Ecotourism is designed to make visiting a destination beneficial to the further conservation of the surrounding area and this can take a number of forms. The area can benefit from financial contributions from tourists allowing the local residents to maintain the area or remain independent of businesses that would compromise the areas integrity. Alternatively, ecotourism can simply be about raising awareness; making people realise why conservation is important by visiting places that could potentially be affected. For these reasons ecotourism is becoming increasingly popular with green-minded travellers and one country that has fully embraced the concept is Brazil.
It doesn’t need to be said that Brazil is a country with natural beauty in abundance but by the same token it is also a country that is expanding quickly and this presents dangerous ramifications for the environment.
Fernando de Noronha
Fernando de Noronha is a world heritage site and one of the best preserved group of islands on the Brazilian coastline. The locals are able to maintain this island paradise by limiting the amount of visitors to 450 a day and charging each visitor a small fee for each day they spend on the islands. This money allows the islands two main conservation groups The National Marine Reserve and Environmental Protection Area to prevent the area from being effected by human presence. In return for these expenses and limitations visitors will be able to see an abundance of wildlife, from dolphins to mabuya lizards, along with some of the most pristine beaches one could imagine.
This is one of the most bizarrely beautiful areas of Brazil. Gleaming white sand dunes surround greeny blue lagoons that are formed during the rainy season. Despite reasonable rainfall, the sand dunes prevent any vegetation from growing in Lencois Maranhenses; this gives the area the surreal appearance of a desert dotted with swimming pools.

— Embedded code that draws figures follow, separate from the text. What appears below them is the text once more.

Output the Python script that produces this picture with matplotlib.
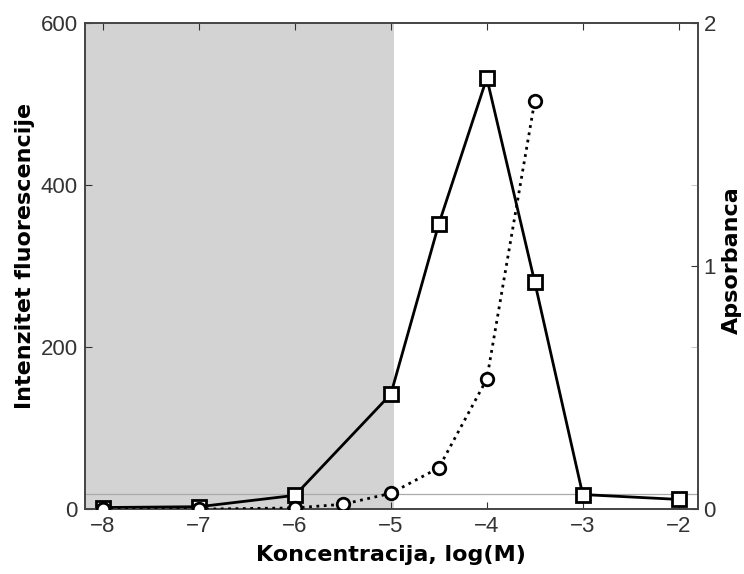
import matplotlib
matplotlib.use("Agg")
import matplotlib.pyplot as plt
import numpy as np

# data
conc_fluo = [-8, -7, -6, -5, -4.5, -4, -3.5, -3, -2]
fluorescence = [2, 3, 17, 142, 352, 532, 280, 18, 12]

conc_abs = [-8, -7, -6, -5.5, -5, -4.5, -4, -3.5]
absorbance = [0.0, 0.0, 0.005, 0.02, 0.065, 0.17, 0.535, 1.68]

shade_end = -4.97
baseline = 19

fig = plt.figure(figsize=(7.44, 5.74), dpi=100)
ax = fig.add_axes([0.114, 0.113, 0.824, 0.847])

ax.axvspan(-8.3, shade_end, color="#d3d3d3", lw=0, zorder=0)
ax.axhline(baseline, color="#aaaaaa", lw=0.9, zorder=1)

ax.plot(conc_fluo, fluorescence, color="black", lw=2, marker="s", ms=10,
        mfc="white", mec="black", mew=2, zorder=3)

ax.set_xlim(-8.19, -1.8)
ax.set_ylim(0, 600)
ax.set_xticks([-8, -7, -6, -5, -4, -3, -2])
ax.set_yticks([0, 200, 400, 600])
ax.tick_params(direction="in", top=True, right=False, labelsize=16,
               labelcolor="#333333", color="#333333", length=5, pad=5)

for s in ax.spines.values():
    s.set_color("#444444")
    s.set_linewidth(1.2)

ax.set_xlabel("Koncentracija, log(M)", fontsize=16, fontweight="bold",
              family="DejaVu Sans", labelpad=6)
ax.set_ylabel("Intenzitet fluorescencije", fontsize=16, fontweight="bold",
              family="DejaVu Sans")
ax.yaxis.set_label_coords(-0.082, 0.52)
for lbl in ax.get_xticklabels() + ax.get_yticklabels():
    lbl.set_family("Liberation Sans")

ax2 = ax.twinx()
ax2.plot(conc_abs, absorbance, color="black", lw=2, ls=":", marker="o", ms=9,
         mfc="white", mec="black", mew=2, zorder=3)
ax2.set_ylim(0, 2)
ax2.set_yticks([0, 1, 2])
ax2.set_yticks([2 / 3, 4 / 3], minor=True)
ax2.tick_params(direction="in", labelsize=16, labelcolor="#333333",
                color="#333333", length=5, pad=4)
ax2.tick_params(which="minor", direction="in", color="#bbbbbb", length=5)
for lbl in ax2.get_yticklabels():
    lbl.set_family("Liberation Sans")
ax2.set_ylabel("Apsorbanca", fontsize=16, fontweight="bold",
               family="DejaVu Sans")
ax2.yaxis.set_label_coords(1.039, 0.512)
for s in ax2.spines.values():
    s.set_color("#444444")
    s.set_linewidth(1.2)

fig.savefig("out.png", dpi=100)
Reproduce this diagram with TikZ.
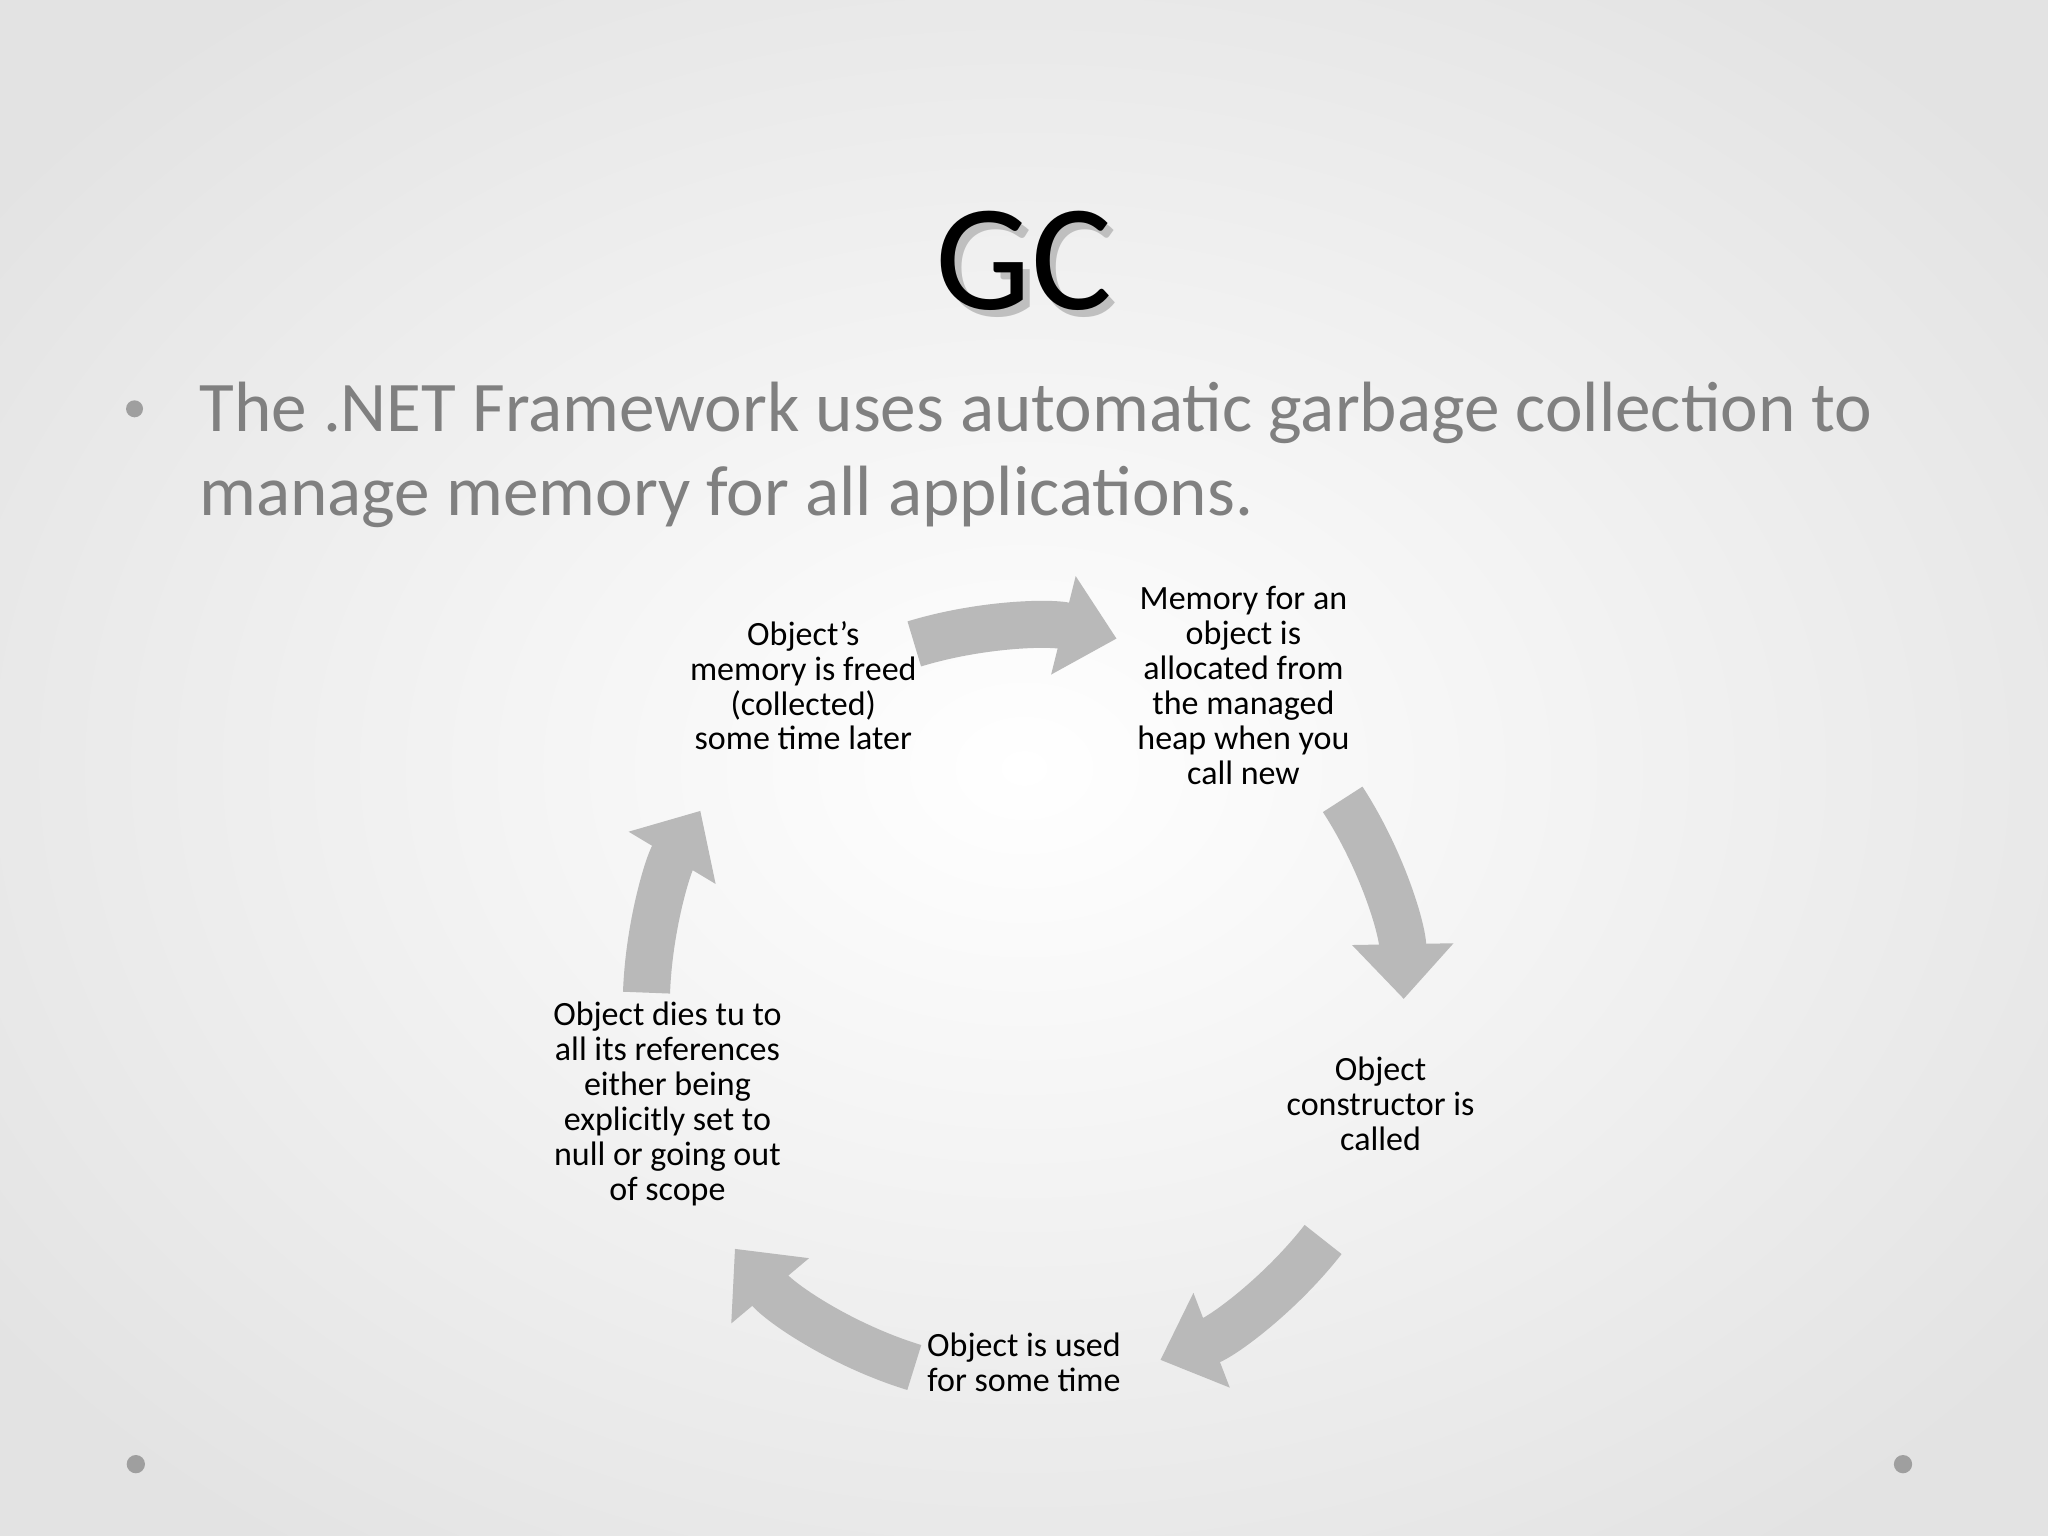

To maintain the impressive landscape the local authorities have declared the area a national park and no roads pass through it. The only residents are local fishermen who make their living from the lagoons. Visitors can only gain access to the area by 4×4 trucks operated by the park.
Another island destination, Ilha Grande will appeal more to hikers and adventurers than Fernando de Noronha. The Atlantic rainforest is less well known than the Amazon but, sadly, it has seen even more devastation and deforestation than its gigantic cousin; to the point where Ilha Grande is one of the few well preserved areas of Atlantic Rainforest remaining. The main town on the island, Vila do Abraao, has dedicated itself to tourism in recent years and the financial injection from visitors has allowed the residents to resist any major corruption to the island. This means visitors can experience one the most biologically diverse islands on the plant: Ilha Grande is one of the few places on earth you can witness coral reef and penguins on the same coastline.
These are a few of the destinations the ecotourist can visit in Brazil where your once-in-a-lifetime experience will make a massive difference to environment.